You will be very hungry after a good dip in the hot springs - and the best way to replenish your body and soul is with pure, healthy and soul satisfying ingredients.  In a calm and sophisticated, slow paced, zen atmosphere.

We were seated in one of the private dining rooms.  We started with a bottle of champagne, so fitting to start the  evening of friends reuniting.  Also perfect after a relaxing soak in the hot springs.  A chilled, crisp bottle of Taittinger.  Just lovely.  I love my friends!!  :-)

Each of the delicately prepared tasting dishes that followed consisted of carefully selected natural ingredients that also boosted health and vitality.  Each dish was visually presented in a refined and balanced approach - with fine attention to pairing of flavors, textures and again, balance.  Some broths and soups had been slow simmering for hours, the taste was obvious. There is no cheating or shortcuts taking place in this kitchen, there is no fooling this Soledad fine palate.  Our seafood soup was so delicious and satisfying that I likened it to "the perfect soup for curing hangovers the morning after."  You know, chock full of good-for-you ingredients that have depleted from your body after a hard night of drinking and all night partying.  The soup here comes from masterful cooking and quality ingredients... each and every sip's vitamins and nutrients are quickly absorbed into every atom in your body.  You will feel your body thank you with every sip of the soup.  I still remember this feeling well (not that I had been partying the night before, a-hem!) and saying "Henry, thank you."
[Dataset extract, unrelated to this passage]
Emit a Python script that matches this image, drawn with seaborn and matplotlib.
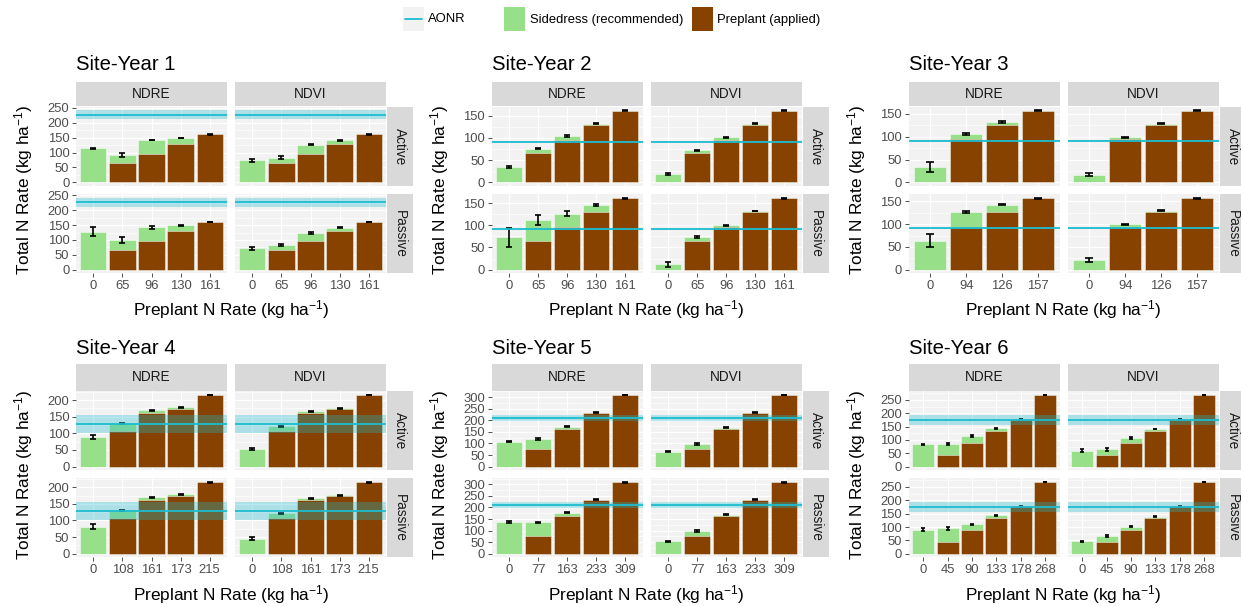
import matplotlib
matplotlib.use("Agg")
import matplotlib.pyplot as plt
import numpy as np
import pandas as pd
import seaborn as sns
from matplotlib.patches import Rectangle
from matplotlib.lines import Line2D

# ---------------------------------------------------------------- data
# Preplant N rates (kg/ha) are the x categories; totals = preplant + sidedress.
SY1_RATES = [0, 65, 96, 130, 161]
SY1_NDRE_ACTIVE = [114, 92, 142, 149, 161]
SY1_NDRE_ACTIVE_SE = [2, 8, 1.5, 1.5, 1]
SY1_NDVI_ACTIVE = [74, 83, 126, 141, 161]
SY1_NDVI_ACTIVE_SE = [5, 5, 2, 1.5, 1]
SY1_NDRE_PASSIVE = [127, 101, 142, 150, 161]
SY1_NDRE_PASSIVE_SE = [15, 10, 4, 1.5, 1]
SY1_NDVI_PASSIVE = [72, 83, 123, 141, 161]
SY1_NDVI_PASSIVE_SE = [5, 5, 3, 1.5, 1]
SY1_AONR = 227
SY1_AONR_BAND = (212, 242)

SY2_RATES = [0, 65, 96, 130, 161]
SY2_NDRE_ACTIVE = [34, 76, 104, 132, 161]
SY2_NDRE_ACTIVE_SE = [2, 2, 1.5, 1, 1]
SY2_NDVI_ACTIVE = [18, 72, 101, 132, 161]
SY2_NDVI_ACTIVE_SE = [2, 1.5, 1, 1, 1]
SY2_NDRE_PASSIVE = [73, 112, 126, 145, 161]
SY2_NDRE_PASSIVE_SE = [21, 11, 6, 2, 1]
SY2_NDVI_PASSIVE = [12, 74, 100, 132, 161]
SY2_NDVI_PASSIVE_SE = [5, 2, 1, 1, 1]
SY2_AONR = 91
SY2_AONR_BAND = (90, 92)

SY3_RATES = [0, 94, 126, 157]
SY3_NDRE_ACTIVE = [33, 106, 132, 157]
SY3_NDRE_ACTIVE_SE = [11, 1.5, 1.5, 1]
SY3_NDVI_ACTIVE = [17, 99, 129, 157]
SY3_NDVI_ACTIVE_SE = [4, 1, 1, 1]
SY3_NDRE_PASSIVE = [64, 126, 143, 157]
SY3_NDRE_PASSIVE_SE = [14, 2, 2, 1]
SY3_NDVI_PASSIVE = [21, 100, 129, 157]
SY3_NDVI_PASSIVE_SE = [4, 1, 1, 1]
SY3_AONR = 91
SY3_AONR_BAND = (90, 92)

SY4_RATES = [0, 108, 161, 173, 215]
SY4_NDRE_ACTIVE = [89, 130, 169, 179, 215]
SY4_NDRE_ACTIVE_SE = [6, 2, 2, 1.5, 1]
SY4_NDVI_ACTIVE = [53, 121, 166, 176, 215]
SY4_NDVI_ACTIVE_SE = [2, 1.5, 1.5, 1.5, 1]
SY4_NDRE_PASSIVE = [81, 131, 170, 179, 215]
SY4_NDRE_PASSIVE_SE = [8, 1.5, 2, 1.5, 1]
SY4_NDVI_PASSIVE = [45, 121, 167, 176, 215]
SY4_NDVI_PASSIVE_SE = [5, 1.5, 1.5, 1.5, 1]
SY4_AONR = 129
SY4_AONR_BAND = (102, 156)

SY5_RATES = [0, 77, 163, 233, 309]
SY5_NDRE_ACTIVE = [108, 120, 173, 233, 309]
SY5_NDRE_ACTIVE_SE = [3, 3, 2, 2, 1.5]
SY5_NDVI_ACTIVE = [64, 99, 169, 233, 309]
SY5_NDVI_ACTIVE_SE = [3, 5, 2, 2, 1.5]
SY5_NDRE_PASSIVE = [138, 135, 177, 233, 309]
SY5_NDRE_PASSIVE_SE = [4, 3, 3, 2, 1.5]
SY5_NDVI_PASSIVE = [53, 98, 169, 233, 309]
SY5_NDVI_PASSIVE_SE = [3, 4, 2, 2, 1.5]
SY5_AONR = 211
SY5_AONR_BAND = (198, 225)

SY6_RATES = [0, 45, 90, 133, 178, 268]
SY6_NDRE_ACTIVE = [83, 85, 115, 143, 178, 268]
SY6_NDRE_ACTIVE_SE = [3, 4, 3, 1.5, 1.5, 1]
SY6_NDVI_ACTIVE = [60, 65, 108, 141, 178, 268]
SY6_NDVI_ACTIVE_SE = [6, 6, 3, 1.5, 1.5, 1]
SY6_NDRE_PASSIVE = [90, 95, 111, 144, 178, 268]
SY6_NDRE_PASSIVE_SE = [6, 5, 2, 1.5, 1.5, 1]
SY6_NDVI_PASSIVE = [46, 66, 101, 139, 178, 268]
SY6_NDVI_PASSIVE_SE = [2, 3, 2, 1.5, 1.5, 1]
SY6_AONR = 176
SY6_AONR_BAND = (157, 194)

SENSORS = ["NDRE", "NDVI"]
MODES = ["Active", "Passive"]
TITLES = ["Site-Year 1", "Site-Year 2", "Site-Year 3",
          "Site-Year 4", "Site-Year 5", "Site-Year 6"]
LEGEND_LABELS = ["AONR", "Sidedress (recommended)", "Preplant (applied)"]
X_TITLE = "Preplant N Rate (kg ha$^{-1}$)"
Y_TITLE = "Total N Rate (kg ha$^{-1}$)"

SITE_YEARS = [
    (SY1_RATES, [SY1_NDRE_ACTIVE, SY1_NDVI_ACTIVE, SY1_NDRE_PASSIVE, SY1_NDVI_PASSIVE],
     [SY1_NDRE_ACTIVE_SE, SY1_NDVI_ACTIVE_SE, SY1_NDRE_PASSIVE_SE, SY1_NDVI_PASSIVE_SE],
     SY1_AONR, SY1_AONR_BAND),
    (SY2_RATES, [SY2_NDRE_ACTIVE, SY2_NDVI_ACTIVE, SY2_NDRE_PASSIVE, SY2_NDVI_PASSIVE],
     [SY2_NDRE_ACTIVE_SE, SY2_NDVI_ACTIVE_SE, SY2_NDRE_PASSIVE_SE, SY2_NDVI_PASSIVE_SE],
     SY2_AONR, SY2_AONR_BAND),
    (SY3_RATES, [SY3_NDRE_ACTIVE, SY3_NDVI_ACTIVE, SY3_NDRE_PASSIVE, SY3_NDVI_PASSIVE],
     [SY3_NDRE_ACTIVE_SE, SY3_NDVI_ACTIVE_SE, SY3_NDRE_PASSIVE_SE, SY3_NDVI_PASSIVE_SE],
     SY3_AONR, SY3_AONR_BAND),
    (SY4_RATES, [SY4_NDRE_ACTIVE, SY4_NDVI_ACTIVE, SY4_NDRE_PASSIVE, SY4_NDVI_PASSIVE],
     [SY4_NDRE_ACTIVE_SE, SY4_NDVI_ACTIVE_SE, SY4_NDRE_PASSIVE_SE, SY4_NDVI_PASSIVE_SE],
     SY4_AONR, SY4_AONR_BAND),
    (SY5_RATES, [SY5_NDRE_ACTIVE, SY5_NDVI_ACTIVE, SY5_NDRE_PASSIVE, SY5_NDVI_PASSIVE],
     [SY5_NDRE_ACTIVE_SE, SY5_NDVI_ACTIVE_SE, SY5_NDRE_PASSIVE_SE, SY5_NDVI_PASSIVE_SE],
     SY5_AONR, SY5_AONR_BAND),
    (SY6_RATES, [SY6_NDRE_ACTIVE, SY6_NDVI_ACTIVE, SY6_NDRE_PASSIVE, SY6_NDVI_PASSIVE],
     [SY6_NDRE_ACTIVE_SE, SY6_NDVI_ACTIVE_SE, SY6_NDRE_PASSIVE_SE, SY6_NDVI_PASSIVE_SE],
     SY6_AONR, SY6_AONR_BAND),
]

# ---------------------------------------------------------------- style
GREEN = "#98DF8A"
BROWN = "#884200"
CYAN = "#1CBCCF"
PANEL_BG = "#F2F2F2"
STRIP_BG = "#D9D9D9"
BAR_EDGE = (1, 1, 1, 0.55)
TICK_TXT = "#4D4D4D"

sns.set_theme(style="white")
plt.rcParams["font.family"] = ["Liberation Sans", "DejaVu Sans"]
plt.rcParams["mathtext.fontset"] = "custom"
plt.rcParams["mathtext.rm"] = "Liberation Sans"
plt.rcParams["mathtext.it"] = "Liberation Sans:italic"
plt.rcParams["mathtext.bf"] = "Liberation Sans:bold"

TICK_SIZE = 9.4
STRIP_SIZE = 9.8
AXIS_TITLE_SIZE = 12.4
TITLE_SIZE = 14.6
LEGEND_SIZE = 9.4

W, H = 1241, 606
fig = plt.figure(figsize=(W / 100, H / 100), dpi=100)
fig.patch.set_facecolor("white")


def axes_px(left, top, width, height):
    return fig.add_axes([left / W, 1 - (top + height) / H, width / W, height / H])


def site_frame(rates, totals, errs):
    rows = []
    keys = [(s, m) for m in MODES for s in SENSORS]
    for (sensor, mode), tot, se in zip(keys, totals, errs):
        for r, t, e in zip(rates, tot, se):
            rows.append(dict(sensor=sensor, mode=mode, rate=str(r),
                             preplant=r, total=t, se=e))
    return pd.DataFrame(rows)


# layout (pixels)
BLOCK_LEFT = [76, 491.7, 908.7]
PANEL_W = 151
PANEL_GAP = 8
SIDE_STRIP_W = 26
ROWS = [
    dict(strip_top=81.7, strip_h=24.3, act_top=106.7, pas_top=194.1, pan_h=79.2,
         title_y=65, xlab_y=310),
    dict(strip_top=364.0, strip_h=26.7, act_top=391.2, pas_top=478.3, pan_h=79.0,
         title_y=348.3, xlab_y=595),
]


def draw_panel(ax, d, order, ylim, yticks, aonr, band, show_x, show_y, capsize):
    ax.set_facecolor(PANEL_BG)
    ax.set_axisbelow(True)
    sns.barplot(data=d, x="rate", y="total", order=order, color=GREEN,
                saturation=1, width=0.9, errorbar=None, edgecolor=BAR_EDGE,
                linewidth=0.6, ax=ax, zorder=2)
    sns.barplot(data=d, x="rate", y="preplant", order=order, color=BROWN,
                saturation=1, width=0.9, errorbar=None, edgecolor=BAR_EDGE,
                linewidth=0.6, ax=ax, zorder=3)
    ax.errorbar(np.arange(len(order)), d["total"].to_numpy(), yerr=d["se"].to_numpy(),
                fmt="none", ecolor="black", elinewidth=1.2, capsize=capsize,
                capthick=1.2, zorder=4)
    ax.axhspan(band[0], band[1], color=CYAN, alpha=0.32, lw=0, zorder=5)
    ax.axhline(aonr, color=CYAN, lw=1.3, zorder=6)

    n = len(order)
    ax.set_xlim(-0.6, n - 0.4)
    ax.set_ylim(*ylim)
    ax.set_yticks(yticks)
    minor = [t + (yticks[1] - yticks[0]) / 2 for t in yticks]
    minor = [m for m in minor if m < ylim[1]]
    ax.set_yticks(minor, minor=True)
    ax.grid(which="major", axis="both", color="white", lw=0.9)
    ax.grid(which="minor", axis="y", color="white", lw=0.45)
    ax.tick_params(axis="y", which="minor", length=0)
    ax.set_xlabel("")
    ax.set_ylabel("")
    for sp in ax.spines.values():
        sp.set_visible(False)
    ax.tick_params(axis="x", which="major", bottom=show_x, labelbottom=show_x,
                   length=2.8, width=0.6, color="#333333", pad=2,
                   labelsize=TICK_SIZE, labelcolor=TICK_TXT)
    ax.tick_params(axis="y", which="major", left=show_y, labelleft=show_y,
                   length=2.8, width=0.6, color="#333333", pad=2,
                   labelsize=TICK_SIZE, labelcolor=TICK_TXT)


for idx, (rates, totals, errs, aonr, band) in enumerate(SITE_YEARS):
    df = site_frame(rates, totals, errs)
    order = [str(r) for r in rates]
    top_val = max((df["total"] + df["se"]).max(), band[1])
    ylim = (-0.05 * top_val, 1.05 * top_val)
    yticks = list(np.arange(0, ylim[1], 50))
    row = ROWS[idx // 3]
    left = BLOCK_LEFT[idx % 3]
    n = len(rates)
    unit_px = PANEL_W / (n + 0.2)
    capsize = 0.1 * unit_px * 0.72

    for mi, mode in enumerate(MODES):
        top = row["act_top"] if mi == 0 else row["pas_top"]
        for si, sensor in enumerate(SENSORS):
            ax = axes_px(left + si * (PANEL_W + PANEL_GAP), top, PANEL_W, row["pan_h"])
            d = df[(df["sensor"] == sensor) & (df["mode"] == mode)]
            draw_panel(ax, d, order, ylim, yticks, aonr, band,
                       show_x=(mi == 1), show_y=(si == 0), capsize=capsize)
        # row strip on the right
        sax = axes_px(left + 2 * PANEL_W + PANEL_GAP + 1, top, SIDE_STRIP_W, row["pan_h"])
        sax.set_facecolor(STRIP_BG)
        sax.set_xticks([]); sax.set_yticks([])
        for sp in sax.spines.values():
            sp.set_visible(False)
        sax.text(0.5, 0.5, mode, rotation=-90, ha="center", va="center",
                 fontsize=STRIP_SIZE, color="#1A1A1A", transform=sax.transAxes)

    # column strips
    for si, sensor in enumerate(SENSORS):
        sax = axes_px(left + si * (PANEL_W + PANEL_GAP), row["strip_top"], PANEL_W, row["strip_h"])
        sax.set_facecolor(STRIP_BG)
        sax.set_xticks([]); sax.set_yticks([])
        for sp in sax.spines.values():
            sp.set_visible(False)
        sax.text(0.5, 0.5, sensor, ha="center", va="center",
                 fontsize=STRIP_SIZE, color="#1A1A1A", transform=sax.transAxes)

    # titles
    fig.text(left / W, 1 - row["title_y"] / H, TITLES[idx], ha="left", va="center",
             fontsize=TITLE_SIZE, color="black")
    cx = left + PANEL_W + PANEL_GAP / 2
    fig.text(cx / W, 1 - row["xlab_y"] / H, X_TITLE, ha="center", va="center",
             fontsize=AXIS_TITLE_SIZE, color="black")
    cy = (row["act_top"] + row["pas_top"] + row["pan_h"]) / 2
    fig.text((left - 52) / W, 1 - cy / H, Y_TITLE, ha="center", va="center",
             rotation=90, fontsize=AXIS_TITLE_SIZE, color="black")

# ---------------------------------------------------------------- legend
def key_px(x, y, w, h, **kw):
    fig.add_artist(Rectangle((x / W, 1 - (y + h) / H), w / W, h / H,
                             transform=fig.transFigure, **kw))

KEY_Y, KEY_H, KEY_W = 7, 24, 21
key_px(403, KEY_Y, KEY_W, KEY_H, facecolor=PANEL_BG, edgecolor="none")
fig.add_artist(Line2D([405 / W, 422 / W], [1 - 19 / H, 1 - 19 / H],
                      transform=fig.transFigure, color=CYAN, lw=1.3))
key_px(504, KEY_Y, KEY_W, KEY_H, facecolor=GREEN, edgecolor="none")
key_px(692, KEY_Y, KEY_W, KEY_H, facecolor=BROWN, edgecolor="none")
for x, lab in zip([428, 530, 717], LEGEND_LABELS):
    fig.text(x / W, 1 - 19.5 / H, lab, ha="left", va="center",
             fontsize=LEGEND_SIZE, color="black")

fig.savefig("out.png", dpi=100)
Henry also paired our dinner with a very nice bottle of 2008 Domaine Leroy Bourgogne Aligote.  Henry is a fellow burgundy lover - it is a given that we get along great.  ^_^  White burgundies pare wonderfully with seafood and shell fish and vegetables, all of which us healthy conscious diets were being fed this night.

Whether you are a local inhabitant or a traveling foreigner - be sure to confirm this place into your plans.  Lunch or dinner.  And try, if you have time, to spend some time in the hot spring baths.  Or, just dip your feet in the foot baths if that is all you have time for.  You will regret it if you do not visit this place.

It has now been nearly 3 months since I visited Marshall Zen Garden as I write this blog from Tel Aviv.  I have kept up with all the recent new seasonal dishes Henry's Chef creates.  From the photographic eye without tasting the dishes, I can see with precision that each month the already quality dishes are striving to compete against its previous month's successes.  Not easy to do.  It is this kind of constant re-invention around the pairing of old and new seasonal ingredients, food presentation creativity, artistic design and attention to precise detail around taste, texture, colors, balance, that keeps true foodies returning to a place like this.  It is top on my list to visit upon my next return to Taipei - along with the classic Shanghai dumplings at Din Tai Feng, of course!  

Bravo Henry.  I look forward to returning to Master Zen Garden many times.  Hot Springs in the winter and a luxurious dinner after that sounds just splendid right now.  Many thanks my friend, for helping Soledad experience new dimensions in this very small world we live in.